Underground plumbing through an existing slab

The restaurant shell also required new underground plumbing through the existing slab. I reviewed historical drawings and consultant drawings to understand likely service locations, then coordinated scanning, slab cutting, excavation, tie-ins, backfill, and concrete reinstatement.

The work had to move carefully because existing drawings can only tell part of the story in an older building. The field work needed enough planning to reduce surprises, but also enough flexibility to respond once the slab was opened and the real conditions were visible.

Hazardous-material sequencing

As the work progressed, hazardous-material concerns had to be identified, isolated, and sequenced without derailing adjacent work. I arranged testing, marked affected areas, brought in remediation specialists, and coordinated the work so the issue could be resolved safely and in the right sequence.

I was not performing the abatement, but I helped keep the issue from becoming an unmanaged project risk. The practical value was recognizing the constraint, getting the right specialists involved, and keeping the surrounding work coordinated.

A practical code path for the equipment platform

One of the more complicated issues involved an internal platform that had been designed and built based on an earlier building assumption. Later review confirmed that non-combustible construction was required. By that point, mechanical equipment had already been installed above the platform, so replacing the supporting structure with steel would have created major cost and schedule impact.

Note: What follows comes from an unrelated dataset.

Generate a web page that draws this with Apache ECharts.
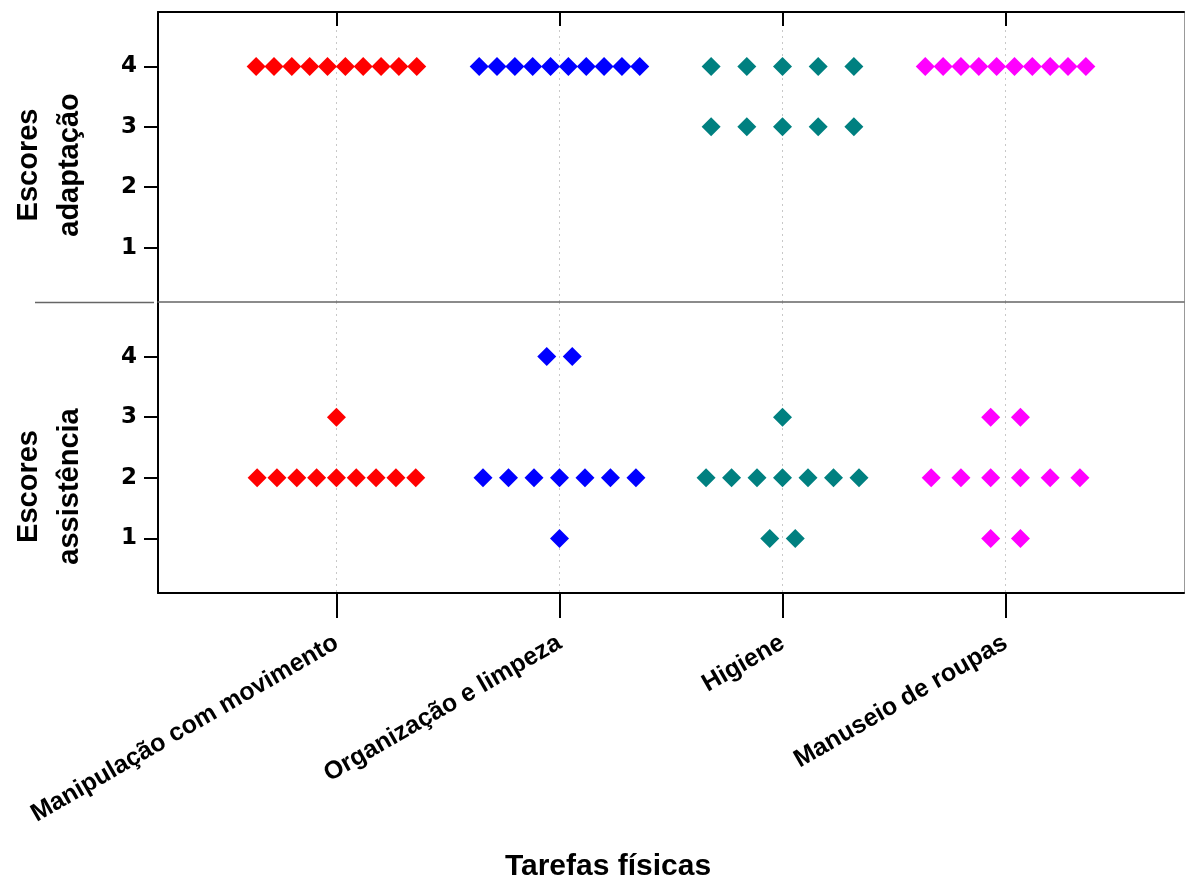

I worked with the architect and code consultant to investigate a practical compliance path. That included researching rated assembly options, identifying a listed rated ceiling and grid assembly for review, checking what had already been installed, determining required changes, and coordinating the accepted solution.

The final path used protected assemblies, Type X drywall, rated ceiling components, firestopping, and revised sprinkler protection. The value was not in bypassing the requirement; it was in helping the team find a compliant way forward that fit the real project condition.

Meter troubleshooting and handoff

After installation, the tenant power meter was not reading correctly. I contacted technical support, sourced a USB-RS485 adapter, connected directly to the meter, and found that the sensing breaker arrangement had changed during tenant-side work.

I updated the programming and confirmed corrected readings. It was a small part of the overall project, but it was a good example of the same pattern at a smaller scale: understand how the system is actually wired and operating, then make the practical correction needed for handoff.

The power of collaboration

The project brought together electrical capacity, obsolete infrastructure, HVAC separation, underground plumbing, hazardous materials, code review, consultant coordination, tenant requirements, landlord obligations, and schedule pressure.

My contribution was helping those issues stay connected instead of letting each one become a separate crisis. That meant looking ahead, asking sideways questions, involving the right specialists, and turning uncertain field conditions into reviewed, buildable paths.

The owner-side coordination value was making sure the right information reached the right people early enough that the project could keep moving.